Facciamo un po’ di chiarezza aull’assegno divorzile. Il matrimonio sciolto non dà diritto ad una rendita di posizione.
di Anna Paola Klinger
E’ da ieri – a metà pomeriggio – che i nostri telefoni, in studio, suonano come se fosse scoppiata la terza guerra mondiale.
Da quando è uscita la sentenza che “toglie gli alimenti” alle mogli divorziate, è tutto un pullulare di chiamate, ove disperate (“avvocato, cosa ne sarà di me?”), ove invece baldanzose (“la vedrà adesso, che si deve guadagnare il pane da sola”).
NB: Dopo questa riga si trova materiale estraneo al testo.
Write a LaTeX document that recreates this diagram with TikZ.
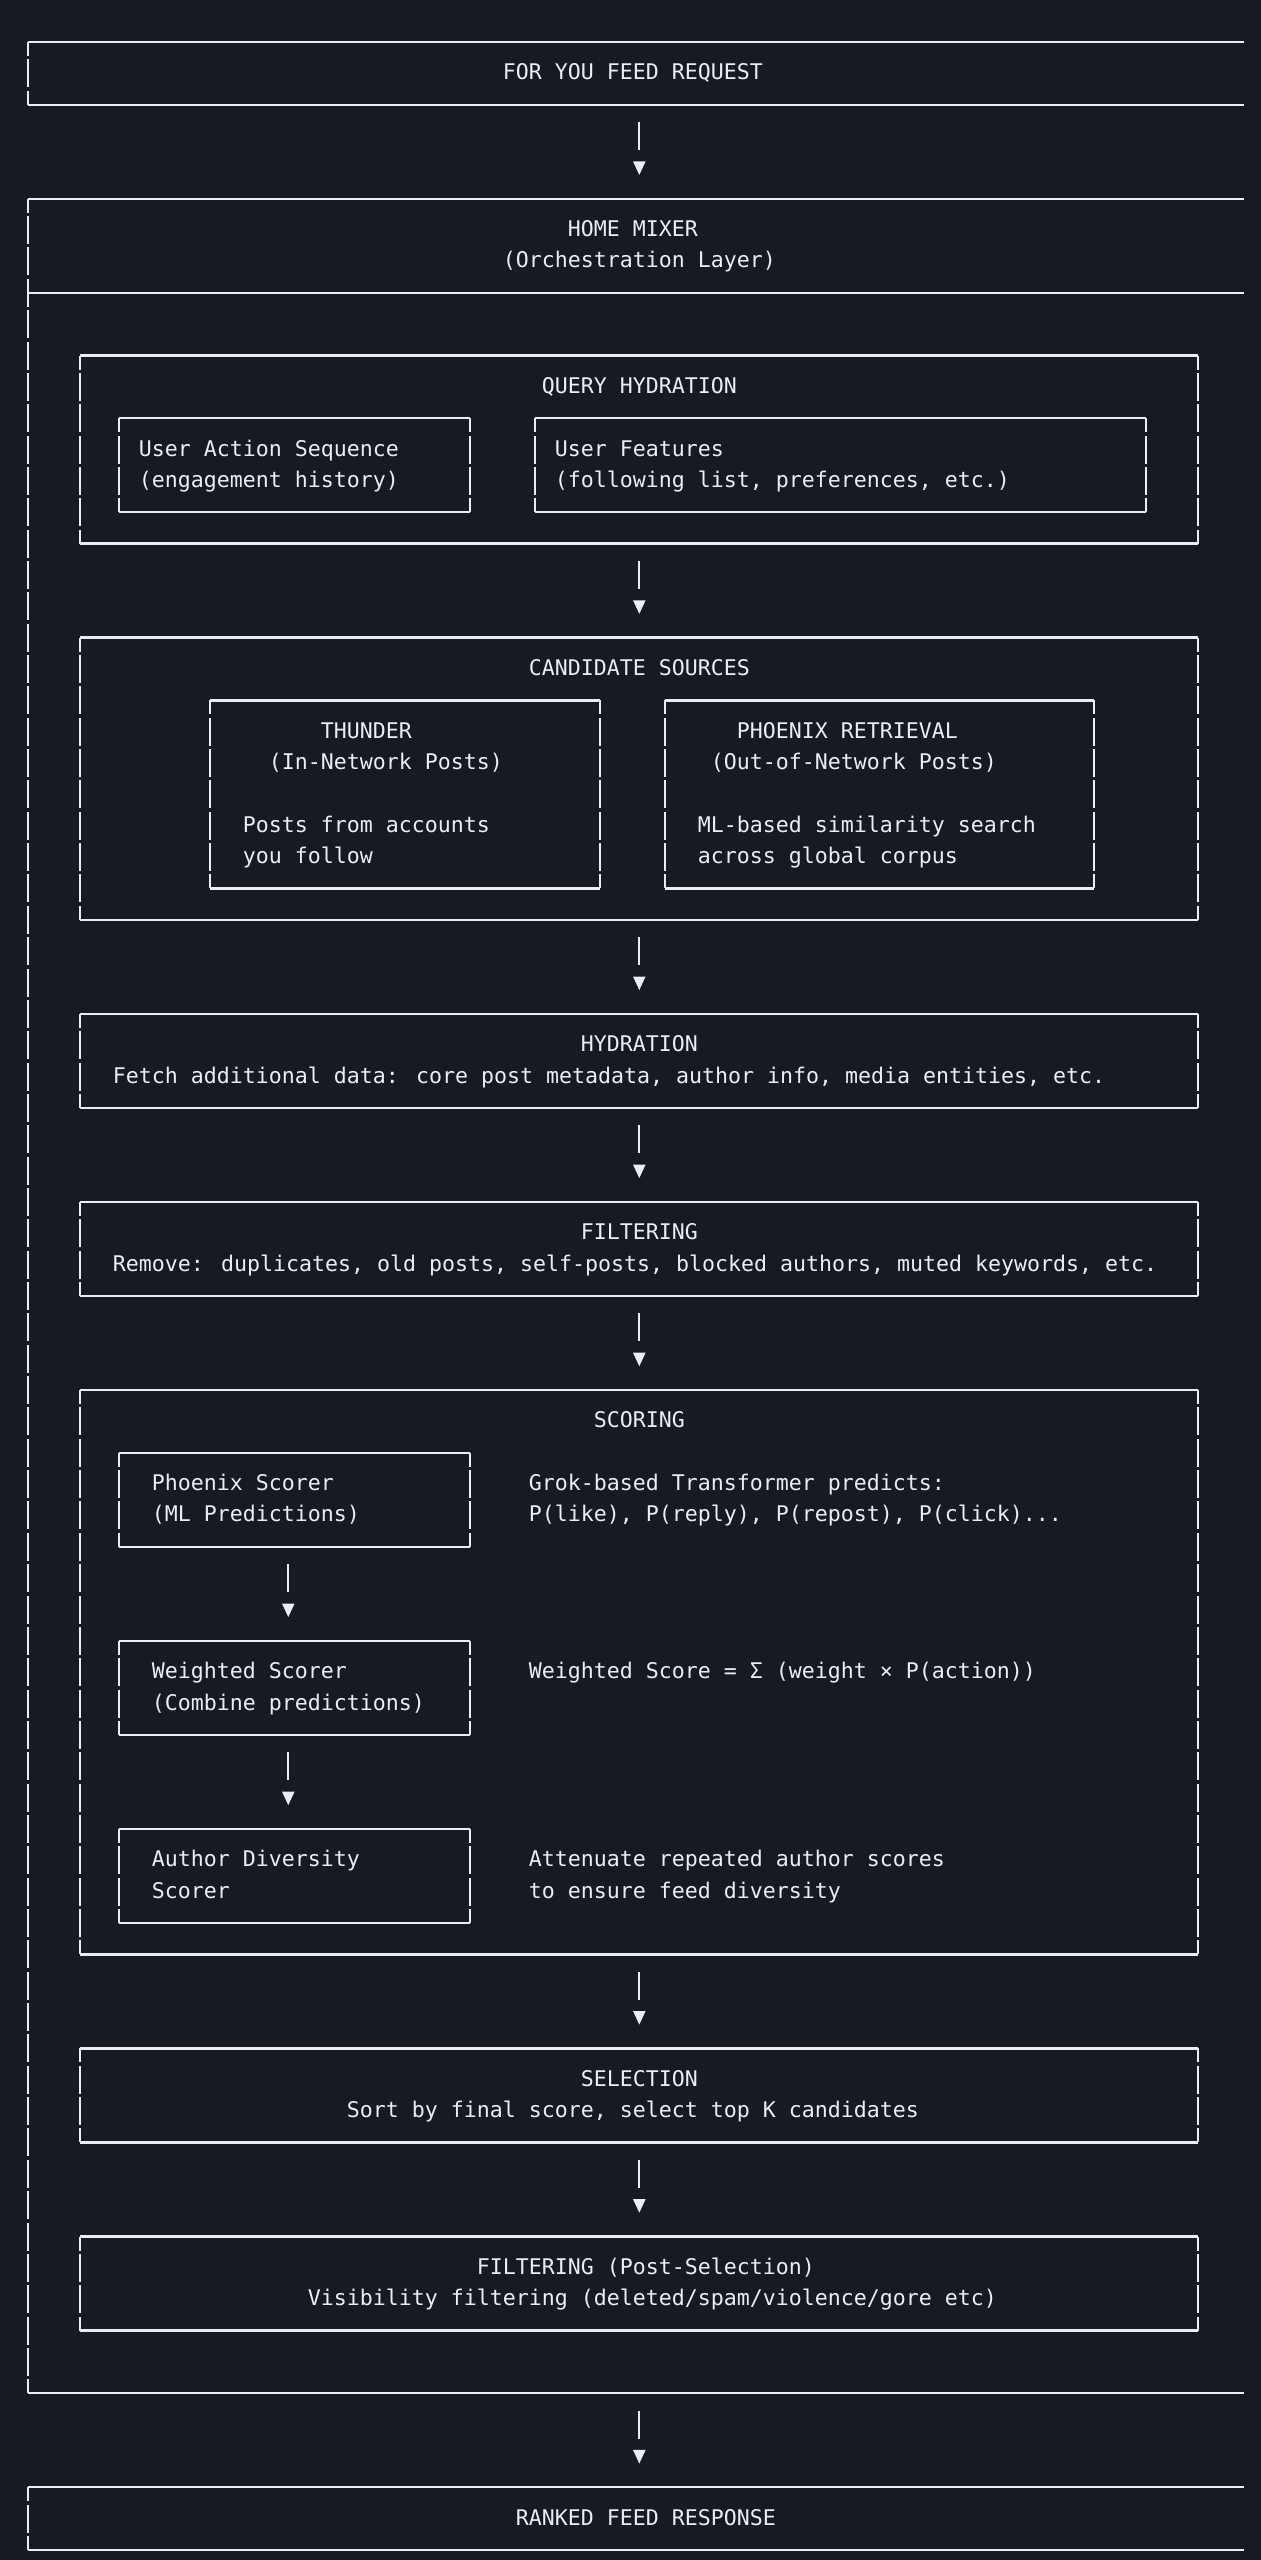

Proviamo a fare un po’ di chiarezza.
La sentenza è certamente importante.
E’ importante soprattutto perché – finalmente – riporta la situazione al dato normativo.
Eh sì, perché la legge sul divorzio già disponeva che il Tribunale “dispone l’obbligo per un coniuge di somministrare periodicamente a favore dell’altro un assegno quando quest’ultimo non ha mezzi adeguati o comunque non può procurarseli per ragioni oggettive”
Quindi, già il disposto letterale della norma obbligava il Tribunale a porre un assegno a favore del coniuge debole, una volta venuto meno il vincolo matrimoniale (parliamo infatti di divorzio e non di separazione), solo nel caso in cui lo stesso non avesse o non potesse procurarsi da sé i mezzi di sostentamento.
Cosa capitava, prima, tuttavia?
Che vi fosse ampia discrezionalità sul concetto di “mezzi adeguati”.
Adeguati rispetto a cosa?
E’ proprio su questo punto che interviene la sentenza di ieri.
Prima, molti Tribunali (non tutti, per la verità, e con cambio di rotta graduale verso i criteri attuali) ritenevano che andasse garantito al coniuge debole lo stesso tenore di vita goduto in costanza di matrimonio.
Il che, era impossibile.
Infatti, con un reddito che produce un certo tenore di vita per una famiglia, è impossibile portare due famiglie diverse al medesimo tenore.
Questo creava scompensi, o false aspettative.
Il criterio era utilizzato così perché, agli albori della legge (1970), vi era effettivamente un coniuge debole di solito la moglie, che non lavorava e non aveva mai lavorato.
Oggi la situazione economico sociale non è più quella e giustamente la Cassazione dice: “chi può mantenersi da sé, chi è in grado di lavorare, lo faccia”.
Il matrimonio sciolto non dà diritto ad una rendita di posizione. Nemmeno dà diritto ad un’integrazione allo stipendio.
Il senso del matrimonio è altro, è condivisione di vita: cessata quella, se i coniugi sono sani ed in grado di mantenersi, ognuno per la sua strada!
Ma vediamo questo, in pratica, cosa significhi.
Una signora che, nell’accordo familiare, si sia sempre dedicata alla vita domestica e all’accudimento dei figli, sebbene in salute, se divorzia a 50 anni difficilmente troverà lavoro.
In questo caso, l’obbligo di prestare il mantenimento rimane in capo al marito, sempre secondo le sue possibilità economiche.
Una signora, magari laureata, con un impiego a tempo indeterminato, che tuttavia guadagni meno del marito, non avrà diritto a chiedere l’assegno, se il suo stipendio le consente di mantenersi. E questo a prescindere dal tenore di vita migliore, goduto in costanza di matrimonio.
Rimane dunque il criterio della responsabilità familiare (il marito non potrò “disinteressarsi” completamente della sopravvivenza dell’ex moglie); ma viene meno il criterio dell’agio a favore di quello della reciproca indipendenza.
Naturalmente, la sentenza non tocca in alcun modo i diritti dei figli, ed il dovere dei genitori di mantenerli, ciascuno secondo le proprie possibilità.